2007-06-01 Thread Derek Fawcus
I have been playing with a terminal application which runs shells
plumbed as below:

   fdwhat
   0 pty slave
   1 pty slave
   2 some pipe

To get the various shells being used to work,  some of them require
that '-i' be given for force interactive mode,  fair enough.

One problem though,  bash job control is broken by the above.
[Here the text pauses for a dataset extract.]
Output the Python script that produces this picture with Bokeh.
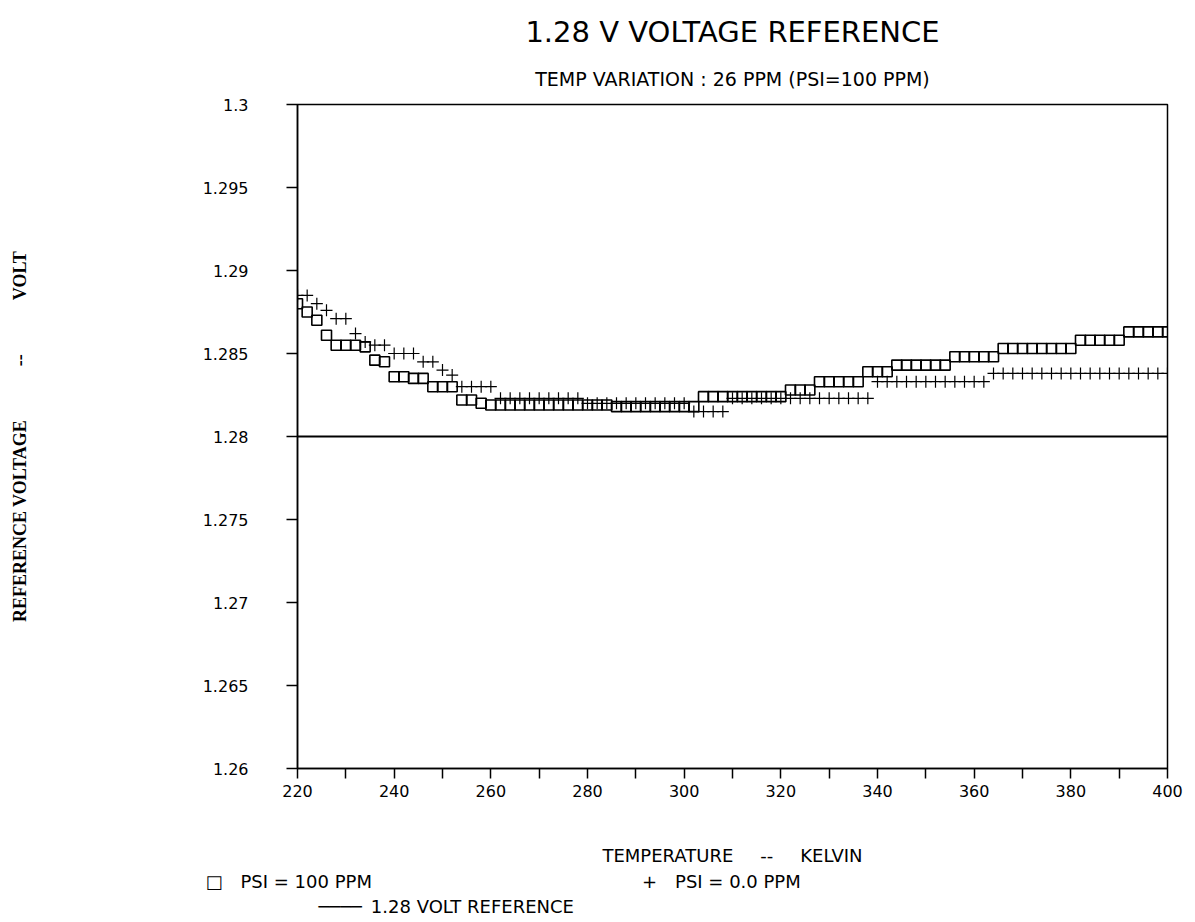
from bokeh.plotting import figure
from bokeh.models import FixedTicker, Title, ColumnDataSource
from bokeh.embed import file_html
from bokeh.resources import INLINE

# ---------------- data ----------------
temperature = [220, 222, 224, 226, 228, 230, 232, 234, 236, 238,
               240, 242, 244, 246, 248, 250, 252, 254, 256, 258,
               260, 262, 264, 266, 268, 270, 272, 274, 276, 278,
               280, 282, 284, 286, 288, 290, 292, 294, 296, 298,
               300, 302, 304, 306, 308, 310, 312, 314, 316, 318,
               320, 322, 324, 326, 328, 330, 332, 334, 336, 338,
               340, 342, 344, 346, 348, 350, 352, 354, 356, 358,
               360, 362, 364, 366, 368, 370, 372, 374, 376, 378,
               380, 382, 384, 386, 388, 390, 392, 394, 396, 398,
               400]

psi_100ppm = [1.2880, 1.2875, 1.2870, 1.2861, 1.2855, 1.2855, 1.2855, 1.2854, 1.2846, 1.2845,
              1.2836, 1.2836, 1.2835, 1.2835, 1.2830, 1.2830, 1.2830, 1.2822, 1.2822, 1.2820,
              1.2819, 1.2819, 1.2819, 1.2819, 1.2819, 1.2819, 1.2819, 1.2819, 1.2819, 1.2819,
              1.2819, 1.2819, 1.2819, 1.2818, 1.2818, 1.2818, 1.2818, 1.2818, 1.2818, 1.2818,
              1.2818, 1.2818, 1.2824, 1.2824, 1.2824, 1.2824, 1.2824, 1.2824, 1.2824, 1.2824,
              1.2824, 1.2828, 1.2828, 1.2828, 1.2833, 1.2833, 1.2833, 1.2833, 1.2833, 1.2839,
              1.2839, 1.2839, 1.2843, 1.2843, 1.2843, 1.2843, 1.2843, 1.2843, 1.2848, 1.2848,
              1.2848, 1.2848, 1.2848, 1.2853, 1.2853, 1.2853, 1.2853, 1.2853, 1.2853, 1.2853,
              1.2853, 1.2858, 1.2858, 1.2858, 1.2858, 1.2858, 1.2863, 1.2863, 1.2863, 1.2863,
              1.2863]

psi_0ppm = [1.2885, 1.2885, 1.2880, 1.2876, 1.2871, 1.2871, 1.2862, 1.2857, 1.2855, 1.2855,
            1.2850, 1.2850, 1.2850, 1.2845, 1.2845, 1.2840, 1.2837, 1.2830, 1.2830, 1.2830,
            1.2830, 1.2823, 1.2823, 1.2823, 1.2823, 1.2823, 1.2823, 1.2823, 1.2823, 1.2823,
            1.2820, 1.2820, 1.2820, 1.2820, 1.2820, 1.2820, 1.2820, 1.2820, 1.2820, 1.2820,
            1.2820, 1.2815, 1.2815, 1.2815, 1.2815, 1.2823, 1.2823, 1.2823, 1.2823, 1.2823,
            1.2823, 1.2823, 1.2823, 1.2823, 1.2823, 1.2823, 1.2823, 1.2823, 1.2823, 1.2823,
            1.2833, 1.2833, 1.2833, 1.2833, 1.2833, 1.2833, 1.2833, 1.2833, 1.2833, 1.2833,
            1.2833, 1.2833, 1.2838, 1.2838, 1.2838, 1.2838, 1.2838, 1.2838, 1.2838, 1.2838,
            1.2838, 1.2838, 1.2838, 1.2838, 1.2838, 1.2838, 1.2838, 1.2838, 1.2838, 1.2838,
            1.2838]

reference_T = [220, 400]
reference_V = [1.28, 1.28]

x_major_ticks = [220, 240, 260, 280, 300, 320, 340, 360, 380, 400]
x_minor_ticks = [230, 250, 270, 290, 310, 330, 350, 370, 390]
y_ticks = [1.26, 1.265, 1.27, 1.275, 1.28, 1.285, 1.29, 1.295, 1.3]
y_tick_labels = ["1.26", "1.265", "1.27", "1.275", "1.28", "1.285", "1.29", "1.295", "1.3"]

EM = "\u2003"
EN = "\u2002"
title_text = "1.28 V VOLTAGE REFERENCE"
subtitle_text = "TEMP VARIATION : 26 PPM (PSI=100 PPM)"
x_label = "TEMPERATURE" + EM + EN + "--" + EM + EN + "KELVIN"
y_label = "REFERENCE VOLTAGE" + EM * 3 + "--" + EM * 3 + "VOLT"
legend_row1 = "\u25a1" + EM + "PSI = 100 PPM" + EM * 15 + "+" + EM + "PSI = 0.0 PPM"
legend_row2 = "\u2500\u2500\u2500\u2500" + EN + "1.28 VOLT REFERENCE"

# ---------------- layout ----------------
W, H = 1195, 922
L, R, T, B = 297, 28, 104, 154
FONT = "DejaVu Sans"

p = figure(width=W, height=H, x_range=(220, 400), y_range=(1.26, 1.3),
           output_backend="svg", toolbar_location=None,
           min_border_left=L, min_border_right=R, min_border_top=T, min_border_bottom=B,
           background_fill_color="white", border_fill_color="white")

p.xgrid.visible = False
p.ygrid.visible = False
p.outline_line_color = "black"
p.outline_line_width = 1.5

# titles (subtitle first -> nearest the frame)
p.add_layout(Title(text=subtitle_text, align="center", text_font=FONT,
                   text_font_size="19px", text_font_style="normal",
                   text_color="black", standoff=29), "above")
p.add_layout(Title(text=title_text, align="center", text_font=FONT,
                   text_font_size="29px", text_font_style="normal",
                   text_color="black", standoff=6), "above")

# x axis
xa = p.xaxis[0]
xa.ticker = FixedTicker(ticks=x_major_ticks, minor_ticks=x_minor_ticks)
xa.major_tick_in = 0
xa.major_tick_out = 10
xa.minor_tick_in = 0
xa.minor_tick_out = 10
xa.major_tick_line_width = 1.5
xa.minor_tick_line_width = 1.5
xa.axis_line_width = 1.5
xa.major_label_text_font = FONT
xa.major_label_text_font_size = "16px"
xa.major_label_text_color = "black"
xa.major_label_standoff = 6
xa.axis_label = x_label
xa.axis_label_text_font = FONT
xa.axis_label_text_font_size = "18px"
xa.axis_label_text_font_style = "normal"
xa.axis_label_text_color = "black"
xa.axis_label_standoff = 45

# y axis
ya = p.yaxis[0]
ya.ticker = FixedTicker(ticks=y_ticks, minor_ticks=[])
ya.major_label_overrides = {t: s for t, s in zip(y_ticks, y_tick_labels)}
ya.major_tick_in = 0
ya.major_tick_out = 11
ya.major_tick_line_width = 1.5
ya.axis_line_width = 1.5
ya.major_label_text_font = FONT
ya.major_label_text_font_size = "16px"
ya.major_label_text_color = "black"
ya.major_label_standoff = 38
ya.axis_label = y_label
ya.axis_label_text_font = "Liberation Serif"
ya.axis_label_text_font_size = "18px"
ya.axis_label_text_font_style = "bold"
ya.axis_label_text_color = "black"
ya.axis_label_standoff = 170

# legend rows below the axis title
p.add_layout(Title(text=legend_row1, align="left", offset=-92, text_font=FONT,
                   text_font_size="18px", text_font_style="normal",
                   text_color="black", standoff=0), "below")
p.add_layout(Title(text=legend_row2, align="left", offset=21, text_font=FONT,
                   text_font_size="18px", text_font_style="normal",
                   text_color="black", standoff=5), "below")

# data
src = ColumnDataSource(dict(T=temperature, v100=psi_100ppm, v0=psi_0ppm))
p.line(reference_T, reference_V, line_color="black", line_width=2)
p.scatter("T", "v0", source=src, marker="cross", size=12,
          line_color="black", line_width=1.2)
p.scatter("T", "v100", source=src, marker="square", size=10,
          fill_alpha=0, line_color="black", line_width=1.6)

open("out.html", "w").write(file_html(p, INLINE))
A job can be started in the background,  and get suspended due to SIGTTIN;
however the job cannot then be resumed.  A simple example being:

bash-3.2$ cat &
[1] 25752
bash-3.2$ jobs
[1]+  Stopped cat
bash-3.2$ %
cat
bash: [25751: 1 255] tcsetattr: Invalid argument

[1]+  Stopped cat
bash: [25751: 1 255] tcsetattr: Invalid argument
bash-3.2$ 

(I added the '255' debug to help track this down).

I also noticed the versions of ksh and csh that I tested just worked.
This would seem to be because ksh explicitly opened /dev/tty;  and csh
seemed to dup fd 0 (or maybe 1) to use for its interactive input.

Looking at the open fds,  I see that 255 is a dup of 2,  and seems
to be 'shell_tty' from jobs.c;  a simple change to open /dev/tty
fixes this.

@@ -3479,7 +3480,9 @@ initialize_job_control (force)
   /* Get our controlling terminal.  If job_control is set, or
 interactive is set, then this is an interactive shell no
 matter where fd 2 is directed. */
-  shell_tty = dup (fileno (stderr));   /* fd 2 */
+  shell_tty = open("/dev/tty", O_RDWR | O_NONBLOCK);
+  if (shell_tty == -1)
+shell_tty = dup (fileno (stderr)); /* fd 2 */
 
   shell_tty = move_to_high_fd (shell_tty, 1, -1);
 


So - would there any reason why something like the above should not be applied?